[Extracted records]
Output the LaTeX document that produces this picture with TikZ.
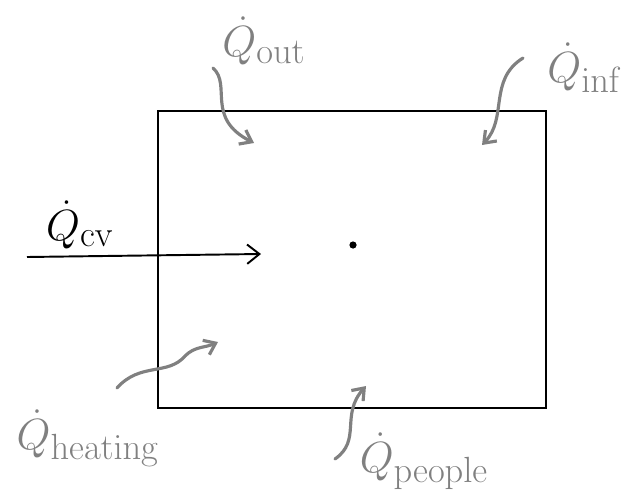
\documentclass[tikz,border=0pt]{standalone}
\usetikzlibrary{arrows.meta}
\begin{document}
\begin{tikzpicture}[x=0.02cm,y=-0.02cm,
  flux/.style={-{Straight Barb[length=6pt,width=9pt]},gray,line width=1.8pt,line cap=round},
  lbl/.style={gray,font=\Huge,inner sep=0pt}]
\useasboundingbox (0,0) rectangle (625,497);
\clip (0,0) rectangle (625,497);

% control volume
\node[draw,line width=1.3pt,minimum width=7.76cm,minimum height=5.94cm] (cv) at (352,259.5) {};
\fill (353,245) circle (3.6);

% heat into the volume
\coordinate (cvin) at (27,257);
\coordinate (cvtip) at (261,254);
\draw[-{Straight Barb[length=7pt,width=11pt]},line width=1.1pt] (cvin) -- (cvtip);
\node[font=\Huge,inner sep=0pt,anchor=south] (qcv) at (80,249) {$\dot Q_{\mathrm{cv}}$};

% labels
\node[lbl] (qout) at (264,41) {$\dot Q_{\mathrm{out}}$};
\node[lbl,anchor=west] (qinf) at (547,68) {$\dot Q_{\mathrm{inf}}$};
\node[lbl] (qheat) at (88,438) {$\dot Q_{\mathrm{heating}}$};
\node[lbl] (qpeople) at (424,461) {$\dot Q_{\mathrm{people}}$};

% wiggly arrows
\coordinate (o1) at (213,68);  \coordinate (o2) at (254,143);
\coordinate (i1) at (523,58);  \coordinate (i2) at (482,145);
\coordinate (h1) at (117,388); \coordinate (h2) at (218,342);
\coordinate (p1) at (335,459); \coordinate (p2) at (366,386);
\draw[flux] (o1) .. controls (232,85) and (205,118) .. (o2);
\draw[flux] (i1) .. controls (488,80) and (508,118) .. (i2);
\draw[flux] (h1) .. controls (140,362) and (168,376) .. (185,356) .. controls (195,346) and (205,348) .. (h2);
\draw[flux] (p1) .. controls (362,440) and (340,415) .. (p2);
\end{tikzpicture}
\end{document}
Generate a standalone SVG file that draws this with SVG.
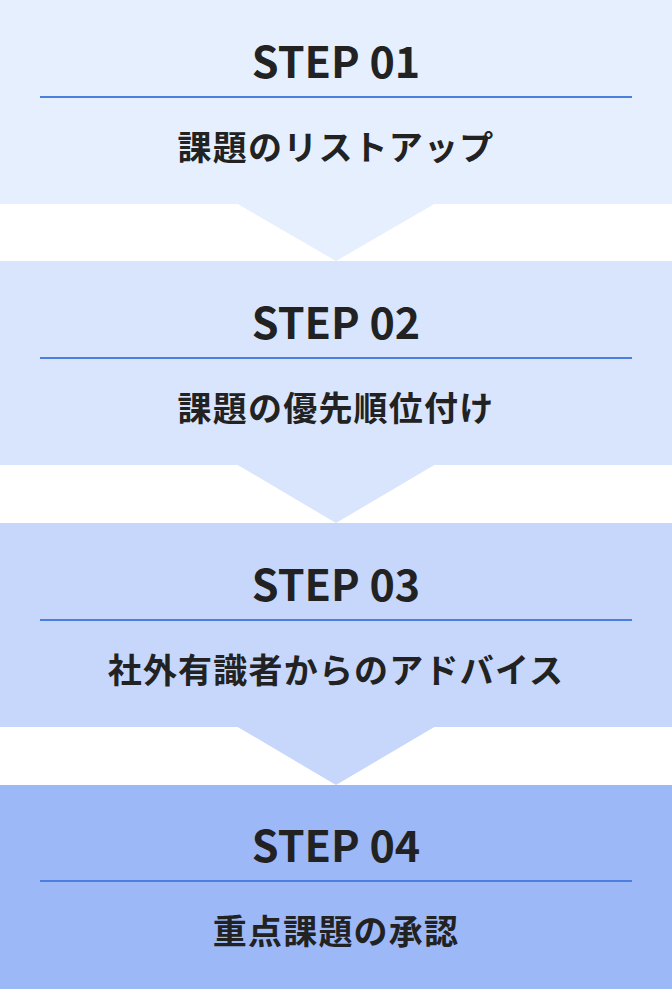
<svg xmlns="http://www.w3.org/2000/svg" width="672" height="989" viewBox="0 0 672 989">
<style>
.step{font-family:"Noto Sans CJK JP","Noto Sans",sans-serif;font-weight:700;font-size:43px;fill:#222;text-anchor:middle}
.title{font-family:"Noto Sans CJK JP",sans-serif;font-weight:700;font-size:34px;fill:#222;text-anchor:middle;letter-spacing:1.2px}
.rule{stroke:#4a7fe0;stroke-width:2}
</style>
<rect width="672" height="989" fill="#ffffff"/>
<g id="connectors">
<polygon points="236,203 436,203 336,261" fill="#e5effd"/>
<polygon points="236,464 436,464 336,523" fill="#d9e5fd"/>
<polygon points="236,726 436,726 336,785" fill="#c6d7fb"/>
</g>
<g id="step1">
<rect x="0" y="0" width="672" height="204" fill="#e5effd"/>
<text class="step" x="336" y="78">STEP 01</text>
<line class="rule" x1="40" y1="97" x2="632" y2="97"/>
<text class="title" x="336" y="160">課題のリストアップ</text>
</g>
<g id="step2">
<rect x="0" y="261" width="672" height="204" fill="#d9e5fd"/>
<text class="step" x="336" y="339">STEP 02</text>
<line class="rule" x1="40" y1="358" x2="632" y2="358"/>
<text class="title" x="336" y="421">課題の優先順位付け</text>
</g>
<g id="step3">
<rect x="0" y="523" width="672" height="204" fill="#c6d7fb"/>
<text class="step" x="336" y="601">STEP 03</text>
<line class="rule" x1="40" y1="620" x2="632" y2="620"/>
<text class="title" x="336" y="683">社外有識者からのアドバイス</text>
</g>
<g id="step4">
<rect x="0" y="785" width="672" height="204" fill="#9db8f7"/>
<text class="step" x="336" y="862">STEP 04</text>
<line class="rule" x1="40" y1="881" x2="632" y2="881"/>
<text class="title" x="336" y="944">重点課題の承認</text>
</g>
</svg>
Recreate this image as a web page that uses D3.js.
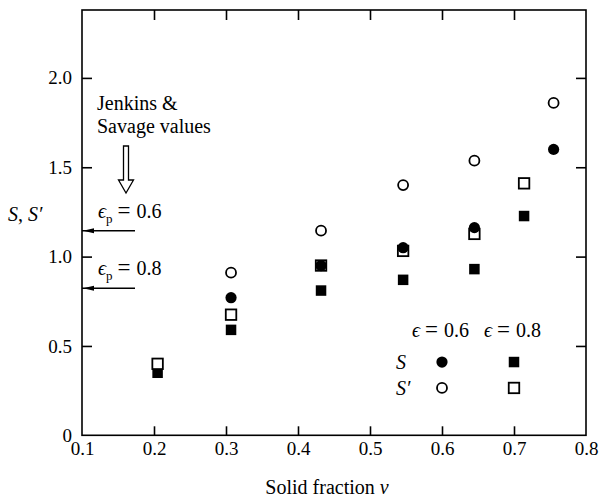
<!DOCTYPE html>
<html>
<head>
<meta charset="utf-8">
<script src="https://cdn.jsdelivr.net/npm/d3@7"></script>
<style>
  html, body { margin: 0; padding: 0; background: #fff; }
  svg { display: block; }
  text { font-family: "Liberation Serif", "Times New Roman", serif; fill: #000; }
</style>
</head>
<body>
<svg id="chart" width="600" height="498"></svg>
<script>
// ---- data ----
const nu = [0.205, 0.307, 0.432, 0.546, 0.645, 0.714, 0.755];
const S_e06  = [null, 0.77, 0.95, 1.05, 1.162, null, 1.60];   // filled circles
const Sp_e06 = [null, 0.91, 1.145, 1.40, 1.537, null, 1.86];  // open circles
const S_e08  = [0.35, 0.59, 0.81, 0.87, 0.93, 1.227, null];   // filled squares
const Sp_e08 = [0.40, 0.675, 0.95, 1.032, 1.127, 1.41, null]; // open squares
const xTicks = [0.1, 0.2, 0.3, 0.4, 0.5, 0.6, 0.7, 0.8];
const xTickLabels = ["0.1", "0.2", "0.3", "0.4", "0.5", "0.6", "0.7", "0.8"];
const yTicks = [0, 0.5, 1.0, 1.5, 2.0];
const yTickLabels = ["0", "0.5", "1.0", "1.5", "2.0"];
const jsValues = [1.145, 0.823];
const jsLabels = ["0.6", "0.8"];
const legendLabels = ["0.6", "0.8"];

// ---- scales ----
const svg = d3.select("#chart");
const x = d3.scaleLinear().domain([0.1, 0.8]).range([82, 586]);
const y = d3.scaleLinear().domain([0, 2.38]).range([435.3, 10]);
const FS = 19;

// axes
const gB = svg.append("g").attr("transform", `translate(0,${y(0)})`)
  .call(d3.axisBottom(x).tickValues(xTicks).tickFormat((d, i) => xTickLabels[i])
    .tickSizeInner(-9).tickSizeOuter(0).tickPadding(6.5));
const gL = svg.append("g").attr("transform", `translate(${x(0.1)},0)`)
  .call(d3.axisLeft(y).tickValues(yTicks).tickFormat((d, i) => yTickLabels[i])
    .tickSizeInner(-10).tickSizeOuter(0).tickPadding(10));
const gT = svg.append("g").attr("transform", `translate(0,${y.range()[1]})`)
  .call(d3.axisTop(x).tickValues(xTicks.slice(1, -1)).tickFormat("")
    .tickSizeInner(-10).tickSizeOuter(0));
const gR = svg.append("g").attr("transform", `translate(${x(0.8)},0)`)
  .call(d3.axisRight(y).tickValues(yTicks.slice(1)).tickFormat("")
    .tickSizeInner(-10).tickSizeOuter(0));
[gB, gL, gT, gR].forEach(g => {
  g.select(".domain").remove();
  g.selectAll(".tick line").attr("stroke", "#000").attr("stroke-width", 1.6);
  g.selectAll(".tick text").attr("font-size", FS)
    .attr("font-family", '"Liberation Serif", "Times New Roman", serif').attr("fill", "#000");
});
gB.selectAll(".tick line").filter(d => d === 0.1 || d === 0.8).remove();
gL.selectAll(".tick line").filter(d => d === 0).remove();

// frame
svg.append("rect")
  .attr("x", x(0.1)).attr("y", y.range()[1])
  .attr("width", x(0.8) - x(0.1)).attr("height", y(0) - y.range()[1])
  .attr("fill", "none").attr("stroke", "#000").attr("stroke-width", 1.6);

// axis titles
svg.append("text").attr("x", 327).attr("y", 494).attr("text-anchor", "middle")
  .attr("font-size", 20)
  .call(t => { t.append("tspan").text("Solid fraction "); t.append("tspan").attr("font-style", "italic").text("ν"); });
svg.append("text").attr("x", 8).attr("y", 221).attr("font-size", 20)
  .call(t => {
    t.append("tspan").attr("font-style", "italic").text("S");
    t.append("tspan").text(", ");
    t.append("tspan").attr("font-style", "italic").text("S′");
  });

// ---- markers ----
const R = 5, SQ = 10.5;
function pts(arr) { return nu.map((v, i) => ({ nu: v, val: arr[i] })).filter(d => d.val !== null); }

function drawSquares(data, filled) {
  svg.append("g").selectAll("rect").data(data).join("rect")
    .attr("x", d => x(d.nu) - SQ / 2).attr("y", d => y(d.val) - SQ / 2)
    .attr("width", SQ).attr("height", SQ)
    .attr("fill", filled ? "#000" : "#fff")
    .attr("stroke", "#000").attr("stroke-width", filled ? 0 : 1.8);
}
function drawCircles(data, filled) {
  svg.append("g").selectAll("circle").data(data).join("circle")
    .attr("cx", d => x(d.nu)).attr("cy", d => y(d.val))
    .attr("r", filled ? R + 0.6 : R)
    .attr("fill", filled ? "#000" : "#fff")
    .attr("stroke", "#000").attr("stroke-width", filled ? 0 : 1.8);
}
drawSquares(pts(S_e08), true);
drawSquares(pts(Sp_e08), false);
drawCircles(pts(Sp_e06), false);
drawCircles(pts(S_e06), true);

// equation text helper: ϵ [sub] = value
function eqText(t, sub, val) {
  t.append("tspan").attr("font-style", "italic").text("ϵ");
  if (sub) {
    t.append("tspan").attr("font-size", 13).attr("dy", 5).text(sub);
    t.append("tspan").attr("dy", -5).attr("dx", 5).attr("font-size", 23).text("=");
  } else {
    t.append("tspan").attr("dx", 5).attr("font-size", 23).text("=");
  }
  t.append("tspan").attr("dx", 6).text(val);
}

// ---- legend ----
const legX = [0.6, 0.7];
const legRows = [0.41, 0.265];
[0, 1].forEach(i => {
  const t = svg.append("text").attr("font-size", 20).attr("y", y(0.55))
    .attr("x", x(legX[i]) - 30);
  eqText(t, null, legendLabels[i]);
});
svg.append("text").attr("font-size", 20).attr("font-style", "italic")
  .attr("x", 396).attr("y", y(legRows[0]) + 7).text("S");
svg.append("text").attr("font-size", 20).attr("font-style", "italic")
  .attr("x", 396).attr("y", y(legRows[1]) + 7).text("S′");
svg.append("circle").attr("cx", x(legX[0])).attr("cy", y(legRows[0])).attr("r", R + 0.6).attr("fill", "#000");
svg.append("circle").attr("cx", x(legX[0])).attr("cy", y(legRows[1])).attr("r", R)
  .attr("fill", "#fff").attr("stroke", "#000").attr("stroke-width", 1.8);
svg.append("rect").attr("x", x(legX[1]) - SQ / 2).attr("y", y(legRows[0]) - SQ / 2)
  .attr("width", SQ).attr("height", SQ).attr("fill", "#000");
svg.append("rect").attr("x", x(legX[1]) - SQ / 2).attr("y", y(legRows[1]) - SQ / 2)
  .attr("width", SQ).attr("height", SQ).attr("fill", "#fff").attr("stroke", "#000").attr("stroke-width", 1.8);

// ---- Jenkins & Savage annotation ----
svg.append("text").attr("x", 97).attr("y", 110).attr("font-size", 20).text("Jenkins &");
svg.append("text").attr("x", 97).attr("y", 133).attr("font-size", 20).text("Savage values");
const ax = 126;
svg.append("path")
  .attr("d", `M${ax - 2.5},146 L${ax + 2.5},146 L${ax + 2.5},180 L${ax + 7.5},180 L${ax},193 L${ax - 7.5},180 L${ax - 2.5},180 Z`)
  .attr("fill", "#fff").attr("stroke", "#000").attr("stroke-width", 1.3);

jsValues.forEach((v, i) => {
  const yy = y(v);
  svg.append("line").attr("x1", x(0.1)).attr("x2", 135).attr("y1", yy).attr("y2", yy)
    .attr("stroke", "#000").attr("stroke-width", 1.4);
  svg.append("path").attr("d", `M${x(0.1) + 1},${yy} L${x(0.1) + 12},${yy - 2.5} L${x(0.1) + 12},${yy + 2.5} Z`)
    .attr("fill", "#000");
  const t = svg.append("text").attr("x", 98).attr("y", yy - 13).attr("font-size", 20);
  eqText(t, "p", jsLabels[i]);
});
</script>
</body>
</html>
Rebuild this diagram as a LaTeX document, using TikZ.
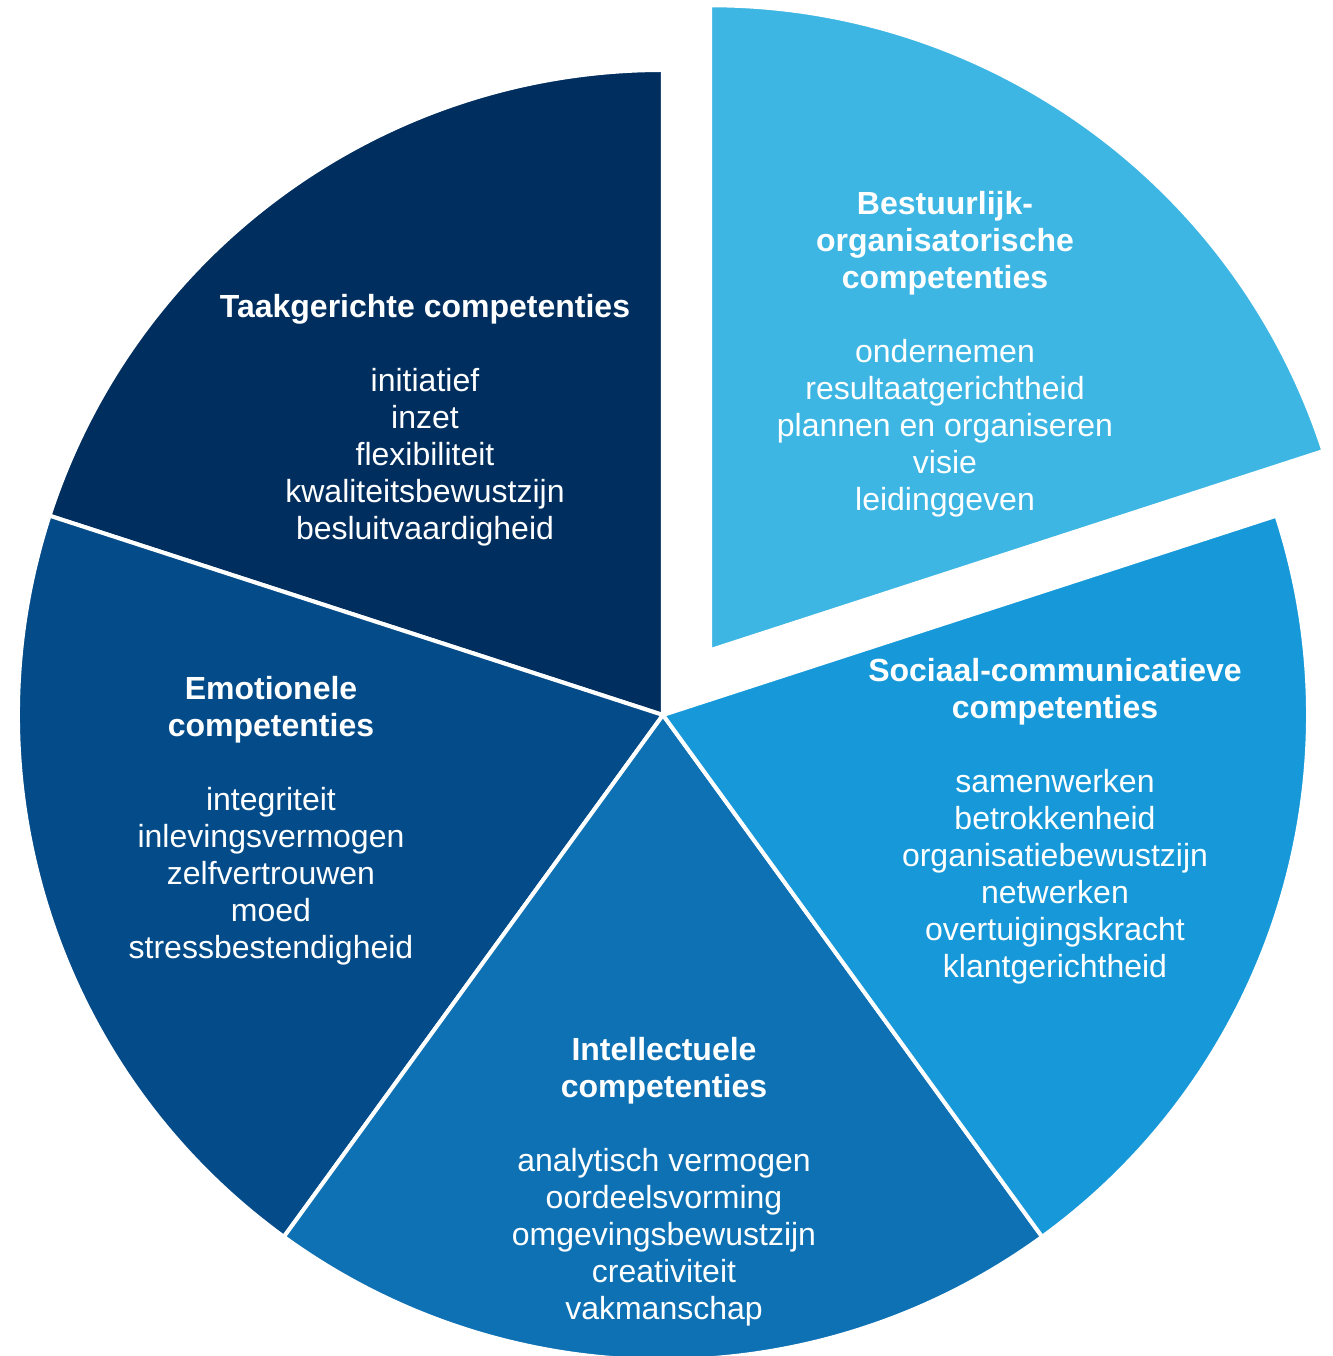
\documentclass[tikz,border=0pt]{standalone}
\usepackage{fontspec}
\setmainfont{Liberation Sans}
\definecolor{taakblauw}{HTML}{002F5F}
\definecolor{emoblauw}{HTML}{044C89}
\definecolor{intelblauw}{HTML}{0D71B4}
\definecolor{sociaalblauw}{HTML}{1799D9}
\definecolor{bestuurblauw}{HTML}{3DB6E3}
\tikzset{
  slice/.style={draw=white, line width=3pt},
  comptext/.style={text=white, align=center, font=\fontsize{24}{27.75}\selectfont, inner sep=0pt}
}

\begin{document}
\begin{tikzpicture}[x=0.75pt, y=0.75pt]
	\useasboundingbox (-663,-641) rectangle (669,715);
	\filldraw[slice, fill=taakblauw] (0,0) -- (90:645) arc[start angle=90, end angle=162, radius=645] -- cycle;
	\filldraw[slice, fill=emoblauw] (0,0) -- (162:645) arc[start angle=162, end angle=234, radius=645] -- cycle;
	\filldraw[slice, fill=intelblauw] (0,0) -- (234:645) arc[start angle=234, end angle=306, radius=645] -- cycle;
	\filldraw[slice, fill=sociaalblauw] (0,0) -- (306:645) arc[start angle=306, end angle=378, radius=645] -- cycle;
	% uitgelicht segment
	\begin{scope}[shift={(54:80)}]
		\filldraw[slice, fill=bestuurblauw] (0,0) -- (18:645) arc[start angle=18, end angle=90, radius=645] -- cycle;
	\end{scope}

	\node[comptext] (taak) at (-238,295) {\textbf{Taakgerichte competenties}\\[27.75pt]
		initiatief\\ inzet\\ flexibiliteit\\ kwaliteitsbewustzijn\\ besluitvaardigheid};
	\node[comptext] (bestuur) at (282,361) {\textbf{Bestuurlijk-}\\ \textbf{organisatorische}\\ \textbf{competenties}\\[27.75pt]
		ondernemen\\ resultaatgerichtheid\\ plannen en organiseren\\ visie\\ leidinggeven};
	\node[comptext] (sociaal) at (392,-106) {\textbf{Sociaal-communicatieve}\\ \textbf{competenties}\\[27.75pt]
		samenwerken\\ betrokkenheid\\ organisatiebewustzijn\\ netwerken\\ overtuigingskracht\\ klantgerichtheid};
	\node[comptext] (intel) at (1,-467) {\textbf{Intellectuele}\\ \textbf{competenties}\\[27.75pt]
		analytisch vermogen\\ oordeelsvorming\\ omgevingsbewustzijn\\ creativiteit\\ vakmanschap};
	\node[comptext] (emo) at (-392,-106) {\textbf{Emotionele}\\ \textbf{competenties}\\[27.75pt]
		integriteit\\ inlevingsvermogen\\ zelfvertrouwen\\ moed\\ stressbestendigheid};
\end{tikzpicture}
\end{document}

» **The request**: List each line of the records that holds the string "with".

» **Answer to this problem**:
Output the LaTeX document that produces this picture with TikZ.
Generate a standalone SVG file that draws this with SVG.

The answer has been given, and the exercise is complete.